Lab 22: Incident Simulation¶
| Field | Value |
|---|---|
| Tier | 5 — Capstone |
| Estimated Time | 2 hours |
| Prerequisites | Incident Response lab (Lab 15) |
| Auto-Grade | Yes |
Scenario¶
This is a full-scale incident simulation. You are the on-call engineer at a fintech company. At 09:00, three alerts fire simultaneously: the payment gateway is returning 503s, the order service is logging database connection errors, and customer-facing latency has spiked to 15 seconds. The CEO is in a board meeting in 90 minutes and the VP of Engineering needs a status update in 30 minutes.
Unlike Lab 15, this simulation has multiple cascading failures. The root cause is not immediately obvious — you need to correlate information from multiple services, read through logs, check metrics, and think systematically. There are also red herrings (a recent deployment that looks suspicious but is not the cause, and a configuration change that seems related but is not).

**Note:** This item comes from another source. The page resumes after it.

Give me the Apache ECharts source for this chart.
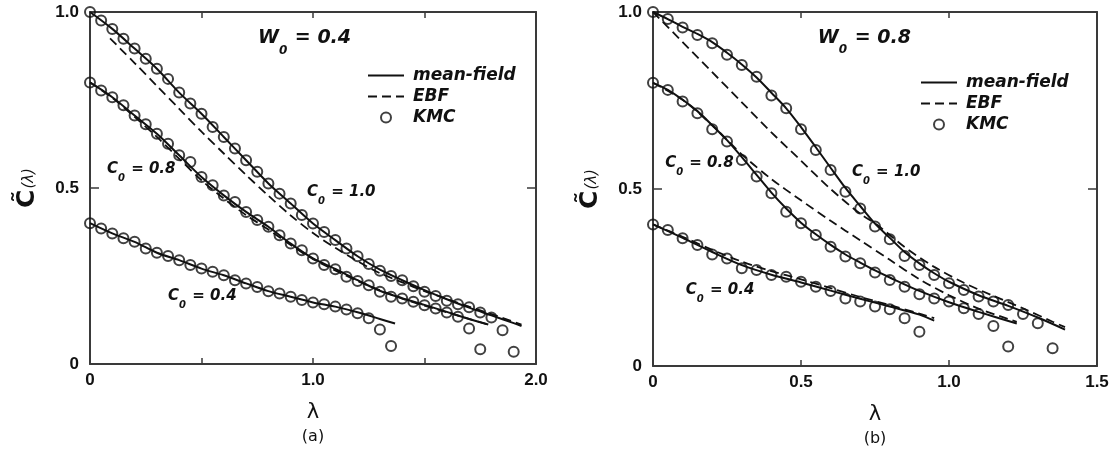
<!DOCTYPE html>
<html><head><meta charset="utf-8">
<script src="https://cdn.jsdelivr.net/npm/echarts@6/dist/echarts.min.js"></script>
<style>html,body{margin:0;padding:0;background:#fff}#c{width:1115px;height:452px}</style>
</head><body><div id="c"></div>
<script>
// ---------- Panel (a): W0 = 0.4 ----------
const kmcA10_x = [0,0.05,0.1,0.15,0.2,0.25,0.3,0.35,0.4,0.45,0.5,0.55,0.6,0.65,0.7,0.75,0.8,0.85,0.9,0.95,1.0,1.05,1.1,1.15,1.2,1.25,1.3,1.35,1.4,1.45,1.5,1.55,1.6,1.65,1.7,1.75,1.8,1.85,1.9];
const kmcA10_y = [1.0,0.976,0.952,0.924,0.896,0.867,0.839,0.810,0.771,0.740,0.711,0.673,0.645,0.612,0.579,0.546,0.513,0.484,0.456,0.423,0.399,0.375,0.352,0.328,0.306,0.284,0.265,0.250,0.238,0.221,0.205,0.193,0.180,0.170,0.161,0.146,0.132,0.096,0.035];
const kmcA08_x = [0,0.05,0.1,0.15,0.2,0.25,0.3,0.35,0.4,0.45,0.5,0.55,0.6,0.65,0.7,0.75,0.8,0.85,0.9,0.95,1.0,1.05,1.1,1.15,1.2,1.25,1.3,1.35,1.4,1.45,1.5,1.55,1.6,1.65,1.7,1.75];
const kmcA08_y = [0.80,0.777,0.758,0.735,0.706,0.681,0.654,0.626,0.593,0.574,0.531,0.508,0.479,0.460,0.432,0.409,0.390,0.366,0.342,0.323,0.300,0.281,0.269,0.248,0.236,0.224,0.205,0.191,0.186,0.177,0.167,0.158,0.146,0.134,0.101,0.042];
const kmcA04_x = [0,0.05,0.1,0.15,0.2,0.25,0.3,0.35,0.4,0.45,0.5,0.55,0.6,0.65,0.7,0.75,0.8,0.85,0.9,0.95,1.0,1.05,1.1,1.15,1.2,1.25,1.3,1.35];
const kmcA04_y = [0.40,0.385,0.371,0.357,0.347,0.328,0.316,0.307,0.295,0.281,0.271,0.262,0.252,0.238,0.229,0.219,0.207,0.200,0.191,0.182,0.175,0.170,0.163,0.155,0.144,0.130,0.098,0.051];

const mfA10_x = [0,0.1,0.2,0.3,0.4,0.5,0.6,0.7,0.8,0.9,1.0,1.1,1.2,1.3,1.4,1.5,1.6,1.7,1.8,1.9,1.935];
const mfA10_y = [1.0,0.952,0.896,0.839,0.771,0.711,0.645,0.579,0.513,0.456,0.399,0.352,0.306,0.268,0.238,0.210,0.184,0.160,0.138,0.116,0.108];
const mfA08_x = [0,0.1,0.2,0.3,0.4,0.5,0.6,0.7,0.8,0.9,1.0,1.1,1.2,1.3,1.4,1.5,1.6,1.7,1.786];
const mfA08_y = [0.8,0.758,0.706,0.654,0.593,0.531,0.479,0.432,0.390,0.342,0.300,0.270,0.238,0.208,0.187,0.168,0.148,0.128,0.112];
const mfA04_x = [0,0.1,0.2,0.3,0.4,0.5,0.6,0.7,0.8,0.9,1.0,1.1,1.2,1.3,1.368];
const mfA04_y = [0.4,0.371,0.347,0.316,0.295,0.271,0.252,0.229,0.207,0.191,0.175,0.163,0.147,0.128,0.115];

const ebfA10_x = [0.09,0.2,0.3,0.4,0.5,0.6,0.7,0.8,0.9,1.0,1.1,1.2,1.3,1.4,1.5,1.6,1.7,1.8,1.935];
const ebfA10_y = [0.925,0.855,0.79,0.725,0.66,0.598,0.537,0.478,0.422,0.372,0.33,0.292,0.258,0.232,0.207,0.185,0.163,0.142,0.112];
const ebfA08_x = [0,0.1,0.2,0.3,0.4,0.5,0.6,0.7,0.8,0.9,1.0,1.2,1.4,1.6,1.786];
const ebfA08_y = [0.8,0.756,0.702,0.645,0.583,0.522,0.47,0.423,0.382,0.338,0.298,0.236,0.186,0.147,0.112];

// ---------- Panel (b): W0 = 0.8 ----------
const kmcB10_x = [0,0.05,0.1,0.15,0.2,0.25,0.3,0.35,0.4,0.45,0.5,0.55,0.6,0.65,0.7,0.75,0.8,0.85,0.9,0.95,1.0,1.05,1.1,1.15,1.2,1.25,1.3,1.35];
const kmcB10_y = [1.0,0.980,0.956,0.935,0.912,0.879,0.850,0.817,0.764,0.728,0.669,0.610,0.554,0.492,0.445,0.394,0.358,0.311,0.285,0.257,0.234,0.215,0.196,0.182,0.172,0.147,0.121,0.050];
const kmcB08_x = [0,0.05,0.1,0.15,0.2,0.25,0.3,0.35,0.4,0.45,0.5,0.55,0.6,0.65,0.7,0.75,0.8,0.85,0.9,0.95,1.0,1.05,1.1,1.15,1.2];
const kmcB08_y = [0.80,0.780,0.747,0.714,0.669,0.634,0.582,0.535,0.488,0.436,0.403,0.370,0.337,0.309,0.290,0.264,0.243,0.224,0.203,0.191,0.182,0.163,0.147,0.113,0.055];
const kmcB04_x = [0,0.05,0.1,0.15,0.2,0.25,0.3,0.35,0.4,0.45,0.5,0.55,0.6,0.65,0.7,0.75,0.8,0.85,0.9];
const kmcB04_y = [0.40,0.384,0.361,0.342,0.315,0.304,0.276,0.271,0.257,0.252,0.238,0.224,0.212,0.191,0.182,0.168,0.160,0.135,0.097];

const mfB10_x = [0,0.05,0.1,0.15,0.2,0.25,0.3,0.35,0.4,0.45,0.5,0.55,0.6,0.65,0.7,0.75,0.8,0.85,0.9,0.95,1.0,1.1,1.2,1.3,1.392];
const mfB10_y = [1.0,0.98,0.958,0.938,0.915,0.885,0.852,0.815,0.772,0.728,0.675,0.618,0.56,0.503,0.452,0.402,0.362,0.322,0.29,0.262,0.238,0.2,0.17,0.137,0.103];
const mfB08_x = [0,0.05,0.1,0.15,0.2,0.25,0.3,0.35,0.4,0.45,0.5,0.55,0.6,0.65,0.7,0.75,0.8,0.9,1.0,1.1,1.229];
const mfB08_y = [0.8,0.78,0.752,0.72,0.68,0.638,0.59,0.54,0.49,0.445,0.405,0.372,0.342,0.315,0.292,0.27,0.25,0.212,0.18,0.153,0.12];
const mfB04_x = [0,0.1,0.2,0.3,0.4,0.5,0.6,0.7,0.8,0.9,0.95];
const mfB04_y = [0.4,0.362,0.322,0.285,0.258,0.236,0.213,0.19,0.168,0.145,0.128];

const ebfB10_x = [0,0.1,0.2,0.3,0.4,0.5,0.6,0.7,0.76,0.85,0.95,1.05,1.15,1.25,1.35,1.392];
const ebfB10_y = [1.0,0.915,0.83,0.745,0.66,0.58,0.5,0.43,0.397,0.336,0.28,0.235,0.198,0.163,0.125,0.11];
const ebfB08_x = [0,0.1,0.2,0.3,0.4,0.5,0.6,0.7,0.8,0.9,1.0,1.1,1.229];
const ebfB08_y = [0.8,0.752,0.68,0.598,0.528,0.468,0.41,0.355,0.30,0.245,0.2,0.162,0.125];
const ebfB04_x = [0,0.1,0.2,0.3,0.4,0.5,0.6,0.7,0.8,0.9,0.95];
const ebfB04_y = [0.4,0.365,0.328,0.295,0.268,0.245,0.22,0.195,0.172,0.148,0.135];

// ---------- tick labels ----------
const xTicksA = [0, 1.0, 2.0], xTickLabelsA = ['0', '1.0', '2.0'];
const xTicksB = [0, 0.5, 1.0, 1.5], xTickLabelsB = ['0', '0.5', '1.0', '1.5'];
const yTicks = [0, 0.5, 1.0], yTickLabels = ['0', '0.5', '1.0'];
const panelTitles = ['0.4', '0.8'];
const panelLetters = ['(a)', '(b)'];

const INK = '#111';
const AX = '#3a3a3a';
const pairs = (xs, ys) => xs.map((x, i) => [x, ys[i]]);
const fmt = (ticks, labels) => v => { const i = ticks.findIndex(t => Math.abs(t - v) < 1e-9); return i < 0 ? '' : labels[i]; };

function xAxes(grid, max, ticks, labels, letter) {
  return [{
    type: 'value', gridIndex: grid, min: 0, max: max, interval: 0.5, position: 'bottom',
    axisLine: { show: true, onZero: false, lineStyle: { color: AX, width: 2 } },
    axisTick: { show: true, inside: true, length: 6, lineStyle: { color: AX, width: 1.5 } },
    splitLine: { show: false },
    axisLabel: { formatter: fmt(ticks, labels), fontFamily: 'Liberation Sans', fontWeight: 'bold', fontSize: 17, color: INK, margin: 8, showMinLabel: true, showMaxLabel: true },
    name: '{l|λ}\n{p|' + letter + '}', nameLocation: 'middle', nameGap: 36,
    nameTextStyle: { rich: {
      l: { fontFamily: 'DejaVu Sans', fontSize: 21, color: INK, lineHeight: 26, align: 'center' },
      p: { fontFamily: 'DejaVu Sans', fontSize: 16, color: INK, lineHeight: 22, align: 'center' } } }
  }, {
    type: 'value', gridIndex: grid, min: 0, max: max, interval: 0.5, position: 'top',
    axisLine: { show: true, onZero: false, lineStyle: { color: AX, width: 2 } },
    axisTick: { show: true, inside: true, length: 6, lineStyle: { color: AX, width: 1.5 } },
    splitLine: { show: false }, axisLabel: { show: false }
  }];
}
function yAxes(grid) {
  return [{
    type: 'value', gridIndex: grid, min: 0, max: 1, interval: 0.5, position: 'left',
    axisLine: { show: true, onZero: false, lineStyle: { color: AX, width: 2 } },
    axisTick: { show: true, inside: true, length: 9, lineStyle: { color: AX, width: 1.5 } },
    splitLine: { show: false },
    axisLabel: { formatter: fmt(yTicks, yTickLabels), fontFamily: 'Liberation Sans', fontWeight: 'bold', fontSize: 17, color: INK, margin: 11 },
    name: '{c|C\u0303}{l|(λ)}', nameLocation: 'middle', nameGap: 50, nameRotate: 90,
    nameTextStyle: { rich: {
      c: { fontFamily: 'DejaVu Sans', fontWeight: 'bold', fontSize: 25, color: INK, verticalAlign: 'bottom' },
      l: { fontFamily: 'DejaVu Sans', fontStyle: 'italic', fontSize: 15, color: INK, verticalAlign: 'bottom', padding: [0, 0, 3, 1] } } }
  }, {
    type: 'value', gridIndex: grid, min: 0, max: 1, interval: 0.5, position: 'right',
    axisLine: { show: true, onZero: false, lineStyle: { color: AX, width: 2 } },
    axisTick: { show: true, inside: true, length: 9, lineStyle: { color: AX, width: 1.5 } },
    splitLine: { show: false }, axisLabel: { show: false }
  }];
}

function mf(xi, yi, xs, ys) {
  return { type: 'line', name: 'mean-field', xAxisIndex: xi, yAxisIndex: yi, data: pairs(xs, ys), symbol: 'none', smooth: 0.3,
    lineStyle: { color: INK, width: 2 }, itemStyle: { color: INK }, z: 3, silent: true };
}
function ebf(xi, yi, xs, ys) {
  return { type: 'line', name: 'EBF', xAxisIndex: xi, yAxisIndex: yi, data: pairs(xs, ys), symbol: 'none', smooth: 0.3,
    lineStyle: { color: INK, width: 1.8, type: [9, 5] }, itemStyle: { color: INK }, z: 3, silent: true };
}
function kmc(xi, yi, xs, ys) {
  return { type: 'scatter', name: 'KMC', xAxisIndex: xi, yAxisIndex: yi, data: pairs(xs, ys), symbol: 'circle', symbolSize: 10,
    itemStyle: { color: 'rgba(255,255,255,0)', borderColor: INK, borderWidth: 2 }, z: 4, silent: true };
}

const legendText = { fontFamily: 'DejaVu Sans', fontStyle: 'italic', fontWeight: 'bold', fontSize: 17, color: INK, padding: [0, 0, 0, 4] };
function legend(left, top) {
  return { orient: 'vertical', left: left, top: top, itemWidth: 36, itemHeight: 10, itemGap: 4, selectedMode: false,
    textStyle: legendText, data: [
      { name: 'mean-field', itemStyle: { opacity: 0 } },
      { name: 'EBF', itemStyle: { opacity: 0 } },
      { name: 'KMC', icon: 'circle', itemStyle: { color: 'rgba(255,255,255,0)', borderColor: INK, borderWidth: 2 } }
    ] };
}

const chart = echarts.init(document.getElementById('c'), null, { renderer: 'canvas' });
chart.setOption({
  animation: false,
  backgroundColor: '#fff',
  grid: [
    { left: 90, right: 579, top: 12, bottom: 88 },
    { left: 653, right: 18, top: 12, bottom: 86 }
  ],
  xAxis: [...xAxes(0, 2.0, xTicksA, xTickLabelsA, panelLetters[0]), ...xAxes(1, 1.5, xTicksB, xTickLabelsB, panelLetters[1])],
  yAxis: [...yAxes(0), ...yAxes(1)],
  legend: [legend(362, 62), legend(915, 69)],
  series: [
    mf(0, 0, mfA10_x, mfA10_y), mf(0, 0, mfA08_x, mfA08_y), mf(0, 0, mfA04_x, mfA04_y),
    ebf(0, 0, ebfA10_x, ebfA10_y), ebf(0, 0, ebfA08_x, ebfA08_y),
    kmc(0, 0, kmcA10_x, kmcA10_y), kmc(0, 0, kmcA08_x, kmcA08_y), kmc(0, 0, kmcA04_x, kmcA04_y),
    mf(2, 2, mfB10_x, mfB10_y), mf(2, 2, mfB08_x, mfB08_y), mf(2, 2, mfB04_x, mfB04_y),
    ebf(2, 2, ebfB10_x, ebfB10_y), ebf(2, 2, ebfB08_x, ebfB08_y), ebf(2, 2, ebfB04_x, ebfB04_y),
    kmc(2, 2, kmcB10_x, kmcB10_y), kmc(2, 2, kmcB08_x, kmcB08_y), kmc(2, 2, kmcB04_x, kmcB04_y)
  ]
});

// Annotations anchored in data coordinates: [grid, x, y, kind, value]
const notes = [
  [0, 0.753, 0.925, 'W', panelTitles[0]],
  [0, 0.076, 0.553, 'C', '0.8'],
  [0, 0.973, 0.488, 'C', '1.0'],
  [0, 0.350, 0.193, 'C', '0.4'],
  [1, 0.557, 0.927, 'W', panelTitles[1]],
  [1, 0.041, 0.573, 'C', '0.8'],
  [1, 0.672, 0.548, 'C', '1.0'],
  [1, 0.111, 0.215, 'C', '0.4']
];
const graphics = notes.map(n => {
  const p = chart.convertToPixel({ gridIndex: n[0] }, [n[1], n[2]]);
  const big = n[3] === 'W';
  const fs = big ? 19 : 15;
  return {
    type: 'text', x: p[0], y: p[1], z: 10,
    style: {
      text: '{m|' + n[3] + '}{s|0}{m| = ' + n[4] + '}',
      verticalAlign: 'middle', align: 'left',
      rich: {
        m: { fontFamily: 'DejaVu Sans', fontStyle: 'italic', fontWeight: 'bold', fontSize: fs, fill: INK, lineHeight: fs + 4, verticalAlign: 'middle' },
        s: { fontFamily: 'DejaVu Sans', fontStyle: 'italic', fontWeight: 'bold', fontSize: Math.round(fs * 0.65), fill: INK, verticalAlign: 'bottom', padding: [0, 1, -Math.round(fs * 0.35), 0] }
      }
    }
  };
});
chart.setOption({ graphic: graphics });
</script></body></html>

The simulation runs on a timer. You have 90 minutes to detect, triage, mitigate, and resolve the incident. The grading script checks your timeline, your diagnosis accuracy, and the final system health.
Objectives¶
- Identify all three failing services and their symptoms
- Correctly identify the root cause (not the red herrings)
- Apply a mitigation that restores service within 30 minutes
- Verify all services return to healthy state
- Write a timeline to
/tmp/lab-incident-sim/timeline.txt - Write a status update (for VP) to
/tmp/lab-incident-sim/status-update.txt - Write a postmortem to
/tmp/lab-incident-sim/postmortem.txt - Postmortem includes at least 3 action items
Setup¶
Deploys a multi-service stack with cascading failures in namespace lab-incident-sim.
Hints¶
Hint 1: Start with the symptoms
Check all services: `kubectl get pods -n lab-incident-sim`. Look for CrashLoopBackOff, high restart counts, and Pending pods. Then check events and logs.Hint 2: Red herrings
Not everything that looks suspicious is the cause. A recent deployment might have happened right before the incident but not caused it. Focus on evidence, not coincidence.Hint 3: Cascading failures
One root cause can cascade through multiple services. Fix the root cause first, not the symptoms. If the database is down, fixing the API config will not help.Hint 4: Status update format
Short and actionable for executives: What is broken, who is affected, what are we doing, when do we expect resolution, what is the customer impact.Hint 5: Postmortem action items
Good action items are: specific, assigned, measurable, and time-bound. "Improve monitoring" is bad. "Add PagerDuty alert for DB connection pool > 80% by next sprint" is good.Grading¶
Solution¶
See the solution/ directory for the incident walkthrough.